Thursday, August 29, 2013

Asking For Allies: How to Win Friends and Influence People

Too often, in my experience, academic libraries operate on an island, divorced from the rest of campus, from faculty, staff, and academic administration. This has a number of negative effects on the library and its staff. To wit:
  • A lack of feedback channels or institutionalized processes, or ones that atrophy 
  • Feeling disconnected from the campus community
  • Feeling as if the library and its staff are not stakeholders in the community (yes, that word)
  • While any successes, however defined, the library experiences are their's alone, so are the failures, however defined. 
For this academic library, allies and library stakeholders (again!) are valuable and hard to come by. Enter the ex officio library committee, made up of faculty; academic administration, such as deans and associate provosts; a representative from student government, where applicable; and perhaps even adjunct faculty, which now make up seventy-six (76!) percent of all faculty.

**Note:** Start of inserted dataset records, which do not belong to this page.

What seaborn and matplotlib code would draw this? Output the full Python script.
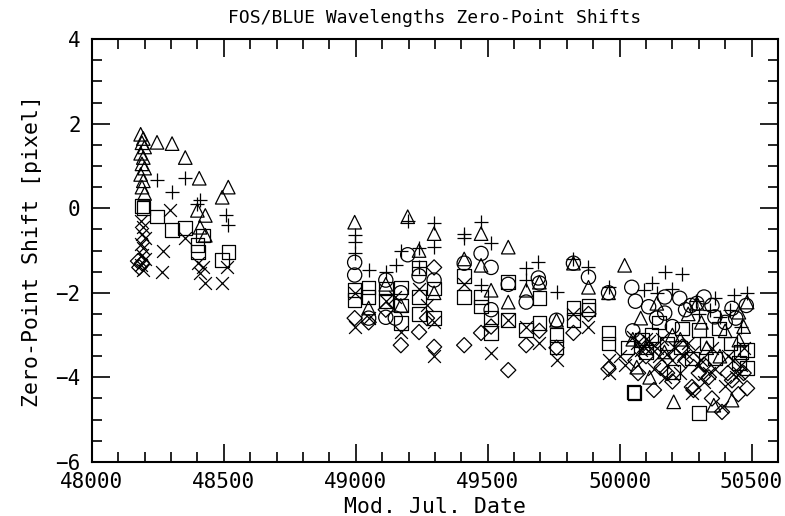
import matplotlib
matplotlib.use("Agg")
import matplotlib.pyplot as plt
import seaborn as sns
import pandas as pd
from matplotlib.ticker import MultipleLocator

# ---- data (MJD, zero-point shift in pixel), one list pair per marker series ----
tri_x = [48185, 48195, 48190, 48200, 48185, 48195, 48190, 48200, 48185, 48195, 48190, 48200,
         48247, 48304, 48354, 48407, 48517, 48494, 48400, 48430, 48410, 48430,
         48996, 49049, 49197, 49240, 49297, 49411, 49475, 49475, 49513, 49578, 49578, 49646,
         49696, 49761, 49825, 49882, 49958, 50019, 49171, 49114, 49297,
         50141, 50293, 50483, 50452, 50205, 50357, 50426, 50114, 50065, 50452, 50080, 50200,
         50330, 50400, 50260, 50380, 50050, 50170, 50100, 50230, 50310, 50470]
tri_y = [1.75, 1.65, 1.55, 1.45, 1.3, 1.2, 1.05, 0.95, 0.8, 0.65, 0.5, 0.35,
         1.56, 1.53, 1.2, 0.71, 0.5, 0.26, -0.05, -0.17, -0.45, -0.64,
         -0.33, -2.36, -0.2, -1.0, -0.6, -1.2, -0.6, -1.35, -1.94, -0.92, -2.22, -1.94,
         -1.75, -2.65, -1.3, -1.87, -2.0, -1.35, -2.3, -1.8, -2.0,
         -2.25, -2.25, -2.22, -2.46, -4.58, -4.66, -4.54, -4.0, -3.76, -3.12, -2.6, -3.0,
         -3.3, -2.9, -2.5, -3.5, -3.1, -3.4, -3.3, -3.1, -2.7, -2.8]

plus_x = [48247, 48354, 48304, 48410, 48400, 48510, 48517,
          48996, 48996, 48996, 49049, 49114, 49152, 49171, 49240, 49240, 49297, 49297,
          49411, 49411, 49475, 49475, 49513, 49646, 49646, 49692, 49761, 49825, 49882,
          49958, 49197,
          50171, 50236, 50121, 50091, 50361, 50433, 50483, 50342, 50380, 50140, 50290, 50460,
          50200, 50300, 50420]
plus_y = [0.66, 0.71, 0.38, 0.19, 0.1, -0.17, -0.4,
          -0.64, -0.8, -1.06, -1.47, -1.5, -1.35, -1.0, -0.95, -1.4, -0.36, -0.92,
          -0.6, -0.7, -0.33, -1.82, -0.83, -1.42, -1.7, -1.27, -1.98, -1.2, -1.4,
          -1.87, -0.3,
          -1.5, -1.55, -1.77, -1.94, -2.13, -2.05, -2.0, -2.4, -2.57, -2.0, -2.2, -2.8,
          -1.9, -2.5, -2.4]

cross_x = [48185, 48195, 48190, 48200, 48185, 48195, 48190, 48200, 48185, 48195,
           48297, 48270, 48266, 48354, 48403, 48410, 48430, 48494, 48513, 48420,
           48996, 48996, 49049, 49114, 49171, 49240, 49297, 49297, 49411, 49513, 49578,
           49696, 49761, 49825, 49882, 49958, 49958, 49150, 49270, 49646,
           50050, 50065, 50080, 50100, 50338, 50388, 50452, 50274, 50171, 50120, 50150,
           50200, 50230, 50260, 50300, 50320, 50360, 50400, 50430, 50470, 50130, 50020, 50000,
           50090, 50110, 50140, 50160, 50180, 50210, 50240, 50280, 50310, 50350, 50410,
           50440, 50460]
cross_y = [-0.3, -0.45, -0.6, -0.7, -0.85, -0.95, -1.1, -1.2, -1.35, -1.45,
           -0.05, -1.0, -1.5, -0.7, -1.3, -1.54, -1.77, -1.77, -1.4, -1.4,
           -2.8, -2.0, -2.6, -2.2, -2.93, -1.9, -2.7, -3.5, -1.8, -3.43, -2.65,
           -3.2, -3.6, -2.5, -2.8, -3.6, -3.9, -2.1, -2.3, -2.8,
           -3.05, -3.2, -3.36, -3.1, -3.9, -4.7, -3.9, -4.37, -4.0, -3.3, -3.5,
           -3.6, -3.9, -3.2, -3.7, -4.1, -3.8, -4.2, -3.6, -3.3, -3.8, -3.7, -3.5,
           -3.25, -3.15, -3.3, -3.1, -3.45, -3.3, -3.5, -3.4, -3.6, -3.3, -3.5,
           -4.0, -3.7]

sq_x = [48190, 48195, 48247, 48304, 48354, 48422, 48400, 48403, 48517, 48494,
        48996, 48996, 49049, 49049, 49114, 49114, 49171, 49171, 49171, 49240, 49240, 49240,
        49297, 49297, 49411, 49411, 49475, 49475, 49513, 49513, 49578, 49578, 49646,
        49696, 49696, 49761, 49761, 49825, 49825, 49882, 49882, 49958, 49958, 50053,
        50084, 50236, 50300, 50274, 50361, 50483, 50483, 50300, 50057, 50205, 50376,
        50452, 50120, 50150, 50180, 50420, 50030, 50100, 50230, 50330, 50460]
sq_y = [0.05, 0.0, -0.2, -0.52, -0.47, -0.64, -0.87, -1.04, -1.04, -1.23,
        -1.94, -2.17, -1.87, -2.1, -1.9, -2.2, -1.87, -2.3, -2.72, -1.42, -2.1, -2.5,
        -1.9, -2.6, -1.6, -2.1, -2.1, -2.33, -2.58, -2.95, -1.75, -2.65, -2.88,
        -2.12, -2.72, -3.0, -3.28, -2.36, -2.65, -2.3, -2.4, -2.95, -3.2, -4.35,
        -3.12, -2.84, -2.88, -3.55, -3.55, -3.36, -3.78, -4.85, -4.37, -3.88, -2.84,
        -3.66, -3.0, -2.7, -3.2, -3.2, -3.3, -3.4, -3.3, -3.2, -3.4]

circ_x = [48996, 48996, 49049, 49114, 49114, 49171, 49197, 49240, 49297, 49411, 49475,
          49513, 49513, 49578, 49646, 49692, 49696, 49761, 49825, 49882, 49958, 49150,
          50046, 50228, 50293, 50171, 50110, 50361, 50426, 50171, 50060, 50250, 50320,
          50400, 50480, 50050, 50200, 50140, 50270, 50350, 50440]
circ_y = [-1.28, -1.58, -2.6, -1.7, -2.58, -2.0, -1.1, -1.6, -1.7, -1.3, -1.07,
          -1.4, -2.4, -1.8, -2.22, -1.65, -1.77, -2.65, -1.3, -1.63, -2.0, -2.6,
          -1.87, -2.13, -2.25, -2.1, -2.33, -2.57, -2.37, -2.48, -2.2, -2.4, -2.1,
          -2.7, -2.3, -2.9, -2.8, -2.6, -2.3, -2.3, -2.6]

dia_x = [48175, 48180, 48190,
         48996, 49049, 49114, 49171, 49240, 49297, 49297, 49411, 49475, 49513, 49578,
         49646, 49696, 49761, 49825, 49882, 49958, 49270,
         50236, 50274, 50388, 50483, 50160, 50338, 50070, 50426, 50100, 50200, 50300,
         50350, 50450, 50130, 50250, 50060, 50180, 50280, 50320, 50410, 50470]
dia_y = [-1.25, -1.4, -1.3,
         -2.6, -2.7, -2.4, -3.24, -2.93, -1.4, -3.28, -3.24, -2.95, -2.8, -3.83,
         -3.24, -2.9, -3.3, -2.95, -2.5, -3.8, -2.6,
         -3.28, -4.23, -4.82, -4.26, -3.76, -4.0, -3.9, -4.07, -3.5, -4.1, -3.9,
         -4.5, -4.4, -4.3, -3.6, -3.6, -3.9, -4.3, -3.7, -3.9, -3.9]

x_ticks = [48000, 48500, 49000, 49500, 50000, 50500]
y_ticks = [-6, -4, -2, 0, 2, 4]

series = [
    ("tri", tri_x, tri_y, "^", True, 95),
    ("plus", plus_x, plus_y, "+", False, 110),
    ("cross", cross_x, cross_y, "x", False, 85),
    ("square", sq_x, sq_y, "s", True, 95),
    ("circle", circ_x, circ_y, "o", True, 105),
    ("diamond", dia_x, dia_y, "D", True, 60),
]

sns.set_style("white")
plt.rcParams["font.family"] = ["DejaVu Sans Mono", "DejaVu Sans"]
plt.rcParams["text.color"] = "black"
plt.rcParams["axes.labelcolor"] = "black"
plt.rcParams["xtick.color"] = "black"
plt.rcParams["ytick.color"] = "black"

fig = plt.figure(figsize=(7.85, 5.16), dpi=100)
ax = fig.add_axes([0.117, 0.105, 0.874, 0.819])

for name, xs, ys, mk, filled, size in series:
    df = pd.DataFrame({"mjd": xs, "shift": ys})
    if filled:
        sns.scatterplot(data=df, x="mjd", y="shift", marker=mk, s=size,
                        facecolors="none", edgecolor="black", linewidth=0.9, ax=ax)
    else:
        sns.scatterplot(data=df, x="mjd", y="shift", marker=mk, s=size,
                        color="black", linewidth=0.9, ax=ax)

ax.set_xlim(48000, 50600)
ax.set_ylim(-6, 4)
ax.set_xticks(x_ticks)
ax.set_yticks(y_ticks)
ax.xaxis.set_minor_locator(MultipleLocator(100))
ax.yaxis.set_minor_locator(MultipleLocator(0.5))
ax.tick_params(which="both", direction="in", top=True, right=True, bottom=True, left=True,
               color="black", width=1.2, labelsize=15, labelcolor="black")
ax.tick_params(which="major", length=13)
ax.tick_params(which="minor", length=7)
ax.tick_params(axis="x", which="major", pad=7)
ax.tick_params(axis="y", which="major", pad=8)
for sp in ax.spines.values():
    sp.set_visible(True)
    sp.set_color("black")
    sp.set_linewidth(1.5)

ax.set_xlabel("Mod. Jul. Date", fontsize=15.5, labelpad=4)
ax.set_ylabel("Zero-Point Shift [pixel]", fontsize=15.5, labelpad=10)
ax.set_title("FOS/BLUE Wavelengths Zero-Point Shifts", fontsize=13, pad=12)
ax.grid(False)

fig.savefig("out.png", dpi=100)
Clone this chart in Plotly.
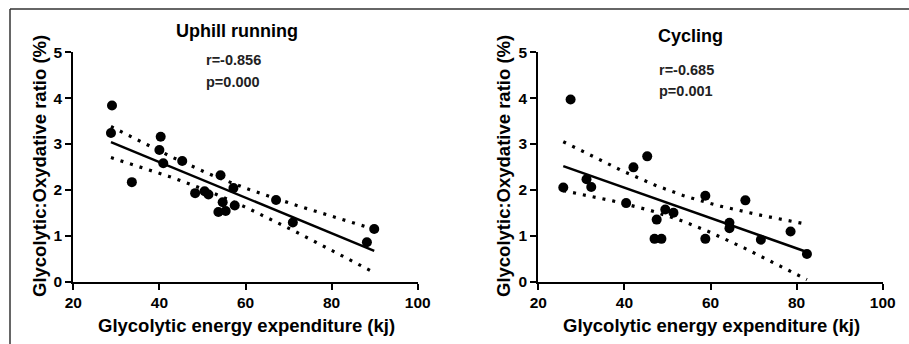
import numpy as np
import plotly.graph_objects as go

# ---- data ----
run_x = [28.99, 28.75, 33.6, 40.3, 40.0, 40.9, 45.3, 48.3, 50.5, 51.4,
         54.2, 53.7, 54.7, 55.4, 57.2, 57.5, 67.1, 71.0, 88.2, 89.9]
run_y = [3.84, 3.24, 2.17, 3.16, 2.87, 2.58, 2.63, 1.93, 1.97, 1.90,
         2.32, 1.52, 1.73, 1.54, 2.04, 1.66, 1.78, 1.29, 0.86, 1.15]

cyc_x = [27.5, 25.8, 31.2, 32.3, 40.4, 42.1, 45.3, 47.5, 47.0, 48.6,
         49.5, 51.4, 58.8, 58.8, 64.4, 64.4, 68.1, 71.7, 78.6, 82.4]
cyc_y = [3.97, 2.05, 2.23, 2.06, 1.71, 2.49, 2.73, 1.35, 0.93, 0.93,
         1.57, 1.50, 1.87, 0.93, 1.28, 1.16, 1.77, 0.91, 1.09, 0.60]

panel_titles = ["Uphill running", "Cycling"]
panel_r = ["r=-0.856", "r=-0.685"]
panel_p = ["p=0.000", "p=0.001"]
x_ticks = [20, 40, 60, 80, 100]
y_ticks = [0, 1, 2, 3, 4, 5]
x_title = "Glycolytic energy expenditure (kj)"
y_title = "Glycolytic:Oxydative ratio (%)"
T_CRIT = 2.101  # 95% two-sided, df = 18

FONT = "Liberation Sans"


def fit_band(x, y):
    x = np.asarray(x, float)
    y = np.asarray(y, float)
    n = len(x)
    b, a = np.polyfit(x, y, 1)
    xs = np.linspace(x.min(), x.max(), 60)
    yhat = a + b * xs
    resid = y - (a + b * x)
    s = np.sqrt(np.sum(resid ** 2) / (n - 2))
    sxx = np.sum((x - x.mean()) ** 2)
    half = T_CRIT * s * np.sqrt(1.0 / n + (xs - x.mean()) ** 2 / sxx)
    return xs, yhat, yhat + half, yhat - half


fig = go.Figure()

W, H = 909, 344
domains = [
    dict(x=[73.3 / W, 417.7 / W], y=[1 - 281.7 / H, 1 - 52.3 / H]),
    dict(x=[538.3 / W, 882.7 / W], y=[1 - 281.5 / H, 1 - 52.3 / H]),
]

datasets = [(run_x, run_y), (cyc_x, cyc_y)]
for i, (xv, yv) in enumerate(datasets):
    xa = "x" if i == 0 else "x2"
    ya = "y" if i == 0 else "y2"
    xs, yhat, up, lo = fit_band(xv, yv)
    for band in (up, lo):
        fig.add_trace(go.Scatter(
            x=xs, y=band, mode="lines", xaxis=xa, yaxis=ya,
            line=dict(color="black", width=3.2, dash="3px,7px"),
            hoverinfo="skip", showlegend=False))
    fig.add_trace(go.Scatter(
        x=xs, y=yhat, mode="lines", xaxis=xa, yaxis=ya,
        line=dict(color="black", width=2.5), showlegend=False))
    fig.add_trace(go.Scatter(
        x=xv, y=yv, mode="markers", xaxis=xa, yaxis=ya,
        marker=dict(color="black", size=10), cliponaxis=False,
        showlegend=False))

axis_common = dict(
    showline=True, linecolor="black", linewidth=2,
    ticks="outside", ticklen=6, tickwidth=2, tickcolor="black",
    showgrid=False, zeroline=False, automargin=False,
    tickfont=dict(family=FONT, size=15.5, color="black", weight="bold"),
)

layout = dict(
    width=W, height=H,
    margin=dict(l=0, r=0, t=0, b=0),
    paper_bgcolor="white", plot_bgcolor="white",
    showlegend=False,
)

for i in range(2):
    sx = "" if i == 0 else "2"
    layout["xaxis" + sx] = dict(
        axis_common, domain=domains[i]["x"], range=[20, 100],
        tickvals=x_ticks, anchor="y" + sx)
    layout["yaxis" + sx] = dict(
        axis_common, domain=domains[i]["y"], range=[0, 5],
        tickvals=y_ticks, anchor="x" + sx)

fig.update_layout(**layout)

title_pos = [(236.7, 31), (690, 36)]
r_pos = [(204, 60), (656.7, 70)]
p_pos = [(204, 82), (656.7, 91)]
xtitle_pos = [(247, 325), (711.7, 325)]
ytitle_pos = [(39, 166), (503, 166)]
for i in range(2):
    fig.add_annotation(
        text=panel_titles[i], xref="paper", yref="paper",
        x=title_pos[i][0] / W, y=1 - title_pos[i][1] / H,
        xanchor="center", yanchor="middle", showarrow=False,
        font=dict(family=FONT, size=18, color="black", weight="bold"))
    for txt, pos in ((panel_r[i], r_pos[i]), (panel_p[i], p_pos[i])):
        fig.add_annotation(
            text=txt, xref="paper", yref="paper",
            x=pos[0] / W, y=1 - pos[1] / H,
            xanchor="left", yanchor="middle", showarrow=False,
            font=dict(family=FONT, size=14.5, color="#222", weight="bold"))
    fig.add_annotation(
        text=x_title, xref="paper", yref="paper",
        x=xtitle_pos[i][0] / W, y=1 - xtitle_pos[i][1] / H,
        xanchor="center", yanchor="middle", showarrow=False,
        font=dict(family=FONT, size=18.5, color="black", weight="bold"))
    fig.add_annotation(
        text=y_title, xref="paper", yref="paper", textangle=-90,
        x=ytitle_pos[i][0] / W, y=1 - ytitle_pos[i][1] / H,
        xanchor="center", yanchor="middle", showarrow=False,
        font=dict(family=FONT, size=18.5, color="black", weight="bold"))

# outer frame (top and left edges)
fig.add_shape(type="line", xref="paper", yref="paper",
              x0=10 / W, x1=1, y0=1 - 9 / H, y1=1 - 9 / H,
              line=dict(color="#333", width=1.5))
fig.add_shape(type="line", xref="paper", yref="paper",
              x0=10 / W, x1=10 / W, y0=1 - 9 / H, y1=0,
              line=dict(color="#333", width=1.5))

fig.write_html(
    "out.html",
    config={"displayModeBar": False},
    post_script="document.body.style.margin='0';document.body.style.padding='0';",
)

No doubt there are downsides to yet another committee, including more hands in the library's precious cookie jar, and the inertia and in-fighting that make academia such a wonderful place to be, but for an isolated library (intellectually, spiritually, emotionally, not physically), it is a net benefit.

Sayre's Law: http://en.wikipedia.org/wiki/Sayre's_law 
No doubt a committee that provides feedback to a library is obvious at larger and/or less (ahem) dysfunctional colleges and universities, as well.

I am asking for the formation of such a committee because I want feedback on what we're doing, and I want it via a regularly occurring process. I am asking that the success, or failure, of this library not be charged solely to library staff, but to the community it supports and is a member of. I am asking for allies.